The words were fine. Sadly, though, the package announced yesterday to revamp the exams system will not work.

"We cannot afford to let intellectual snobbery leave us with a second-class, second- best vocational education system," Ruth Kelly, the Education Secretary, told the Commons.

Then she announced she was rejecting the very proposal that would have laid to rest the academic and vocational divide. She delivered a firm "no" to the main recommendation of the Tomlinson inquiry into exam reform - that the GCSE and A-level system should be scrapped and an overarching diploma, including vocational qualifications, replace it.

Her decision, she said, was on the grounds that "there is no clear consensus amongst pupils, parents, employers or universities on whether and how it should be done".

Okay, employers were opposed to the plan, but Ms Kelly succeeded in almost uniting the education world as never before in condemning her for missing a golden opportunity for radical change.

New Labour's allies on the package were the Confederation of British Industry (CBI), the Institute of Directors (IoD) and Chris Woodhead, the former chief schools inspector who is a vehement opponent of the Tomlinson package.

Its foes are Sir Mike Tomlinson (the architect of the diploma), all the teachers' unions, independent schools, most universities - including Cambridge - most academics and David Bell, the present chief schools inspector, who has said he wanted ministers to abolish the two exams.

As Tim Collins, the Conservative education spokesman who revealed that his party would have backed the diploma, put it: "You have come not to praise the Tomlinson report, but to bury it."

The point opponents were all making was this: would it not be better to have vocational and academic qualifications under the umbrella of a single diploma if you want to create parity of esteem, rather than set up 14 new vocational diplomas - and run A-levels alongside them?

All may not be lost, though. At least there was a promise to review the situation in four years. Supporters of the diploma, with the Labour party hierarchy and Sir Mike, are pinning their hopes on winning the battle then.

Last night it was being suggested that the main reason Downing Street rejected the proposal was because Tony Blair did not want to go to the country in the forthcoming general election as the man who was going to abolish the "gold standard" of A-levels.

While the diploma proposal was the main element of the Tomlinson package, it was not the only decision taken yesterday - by any means.

Ms Kelly did give the go ahead for a new GCSE diploma that would be awarded to all students who achieved at least five A* to C-grade passes - as long as they included maths and English.
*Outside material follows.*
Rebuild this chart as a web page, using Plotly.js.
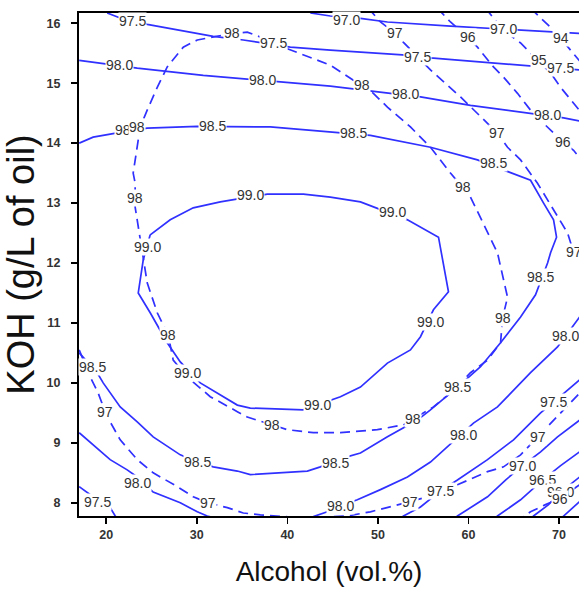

The percentage of pupils achieving this diploma in a school would be measured in the exam league tables.

It was this that excited the CBI and the IoD and won the support of Sir Mike for tackling the scandal of 11 million adults failing to have the basic skills needed for employment.

It will, too, act as a heavy deterrent to those schools who have sought to put as many pupils as possible in for GNVQs (vocational qualifications) - deemed to be worth the equivalent of four GCSE passes - as a means of boosting their performance. Nine of the 10 schools on the Government's most improved list last year used this mechanism.

There was action, too, on the problems created for universities by candidates with three A-grade passes at A-level. In future, admissions tutors will be allowed to see their marks as well as their grades. The brightest pupils will also be asked to answer harder questions and a new 4,000-word extended essay is to be introduced at A-level to show pupils' thinking skills.

The package as a whole, though, was (to use the words of one teachers' leader) "rather like GCSEs and A-levels with knobs on", instead of the most radical reform of the examinations system for 50 years - as ministers had billed it.